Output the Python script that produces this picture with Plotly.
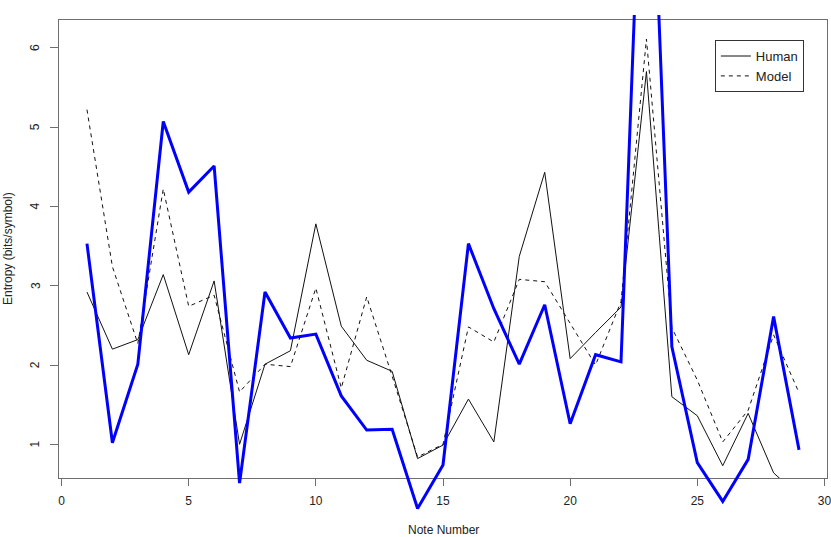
import plotly.graph_objs as go

# note positions
notes = list(range(1, 30))

# entropy per note (bits/symbol)
human = [2.92, 2.20, 2.32, 3.14, 2.13, 3.06, 1.00, 2.01, 2.18, 3.78,
         2.49, 2.06, 1.92, 0.82, 0.99, 1.57, 1.03, 3.37, 4.43, 2.08,
         2.41, 2.73, 5.70, 1.60, 1.36, 0.73, 1.39, 0.64, 0.35]
model = [5.22, 3.24, 2.27, 4.22, 2.74, 2.88, 1.66, 2.01, 1.98, 2.97,
         1.71, 2.86, 1.86, 0.84, 1.00, 2.48, 2.29, 3.08, 3.05, 2.53,
         2.00, 2.80, 6.11, 2.47, 1.81, 1.03, 1.43, 2.38, 1.65]
third = [3.53, 1.02, 2.01, 5.07, 4.18, 4.51, 0.51, 2.92, 2.34, 2.39,
         1.61, 1.18, 1.19, 0.19, 0.74, 3.53, 2.71, 2.01, 2.76, 1.26,
         2.13, 2.04, 10.4, 2.23, 0.77, 0.28, 0.81, 2.61, 0.93]

x_ticks = [0, 5, 10, 15, 20, 25, 30]
y_ticks = [1, 2, 3, 4, 5, 6]

FONT = "Liberation Sans, Arial, sans-serif"
AXCOL = "#6e6e6e"

x_range = [-0.1, 30.1]
y_range = [0.575, 6.35]
y_dom = [0.113, 0.9904]

# the thick line is not clipped to the box, so it gets its own (invisible)
# axes spanning the whole figure with the same scale
span = (y_range[1] - y_range[0]) / (y_dom[1] - y_dom[0])
y2_range = [y_range[0] - y_dom[0] * span, y_range[0] + (1 - y_dom[0]) * span]

fig = go.Figure()

fig.add_trace(go.Scatter(x=notes, y=human, mode="lines", name="Human",
                         line=dict(color="#111111", width=1)))
fig.add_trace(go.Scatter(x=notes, y=model, mode="lines", name="Model",
                         line=dict(color="#111111", width=1, dash="4px,4px")))
fig.add_trace(go.Scatter(x=notes, y=third, mode="lines", showlegend=False,
                         line=dict(color="#0000ff", width=3),
                         xaxis="x2", yaxis="y2"))

# rotated y tick labels sit further out than plotly puts them
annotations = [
    dict(text=str(v), xref="paper", yref="y", x=-0.031, y=v,
         xanchor="center", yanchor="middle", textangle=-90,
         showarrow=False, font=dict(size=12))
    for v in y_ticks
]
annotations += [
    dict(text="Note Number", xref="paper", yref="paper",
         x=0.5, y=0.013, xanchor="center", yanchor="middle",
         showarrow=False, font=dict(size=12)),
    dict(text="Entropy (bits/symbol)", xref="paper", yref="paper",
         x=-0.0664, y=0.5517, xanchor="center", yanchor="middle",
         textangle=-90, showarrow=False, font=dict(size=12)),
]

fig.update_layout(
    width=831, height=537,
    margin=dict(l=59, r=4, t=15, b=0),
    paper_bgcolor="white",
    plot_bgcolor="rgba(0,0,0,0)",
    font=dict(family=FONT, size=12, color="#222222"),
    xaxis=dict(
        domain=[0, 1], range=x_range, anchor="y",
        showgrid=False, zeroline=False,
        showline=True, linecolor=AXCOL, linewidth=1, mirror=True,
        ticks="outside", ticklen=7, tickcolor=AXCOL,
        tickmode="array", tickvals=x_ticks, ticklabelstandoff=5,
        ticklabeloverflow="allow",
        automargin=False,
    ),
    yaxis=dict(
        domain=y_dom, range=y_range, anchor="x",
        showgrid=False, zeroline=False,
        showline=True, linecolor=AXCOL, linewidth=1, mirror=True,
        ticks="outside", ticklen=8, tickcolor=AXCOL,
        tickmode="array", tickvals=y_ticks, showticklabels=False,
        automargin=False,
    ),
    xaxis2=dict(domain=[0, 1], range=x_range, anchor="y2", visible=False),
    yaxis2=dict(domain=[0, 1], range=y2_range, anchor="x2", visible=False),
    legend=dict(
        x=0.854, y=0.952, xanchor="left", yanchor="top",
        bordercolor="#333333", borderwidth=1, bgcolor="white",
        itemwidth=30, font=dict(size=13),
        tracegroupgap=0,
    ),
    annotations=annotations,
)

# drop the default 8px page margin so the figure fills the window
fig.write_html("out.html", config={"displayModeBar": False},
               post_script="document.body.style.margin = '0';")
# # # # #
Direction
Leave out the pictures. Transcribe only the lines above, from the first through the one that contains "notes = list(range(1, 30))".

Completed task
Output the Python script that produces this picture with Plotly.
import plotly.graph_objs as go

# note positions
notes = list(range(1, 30))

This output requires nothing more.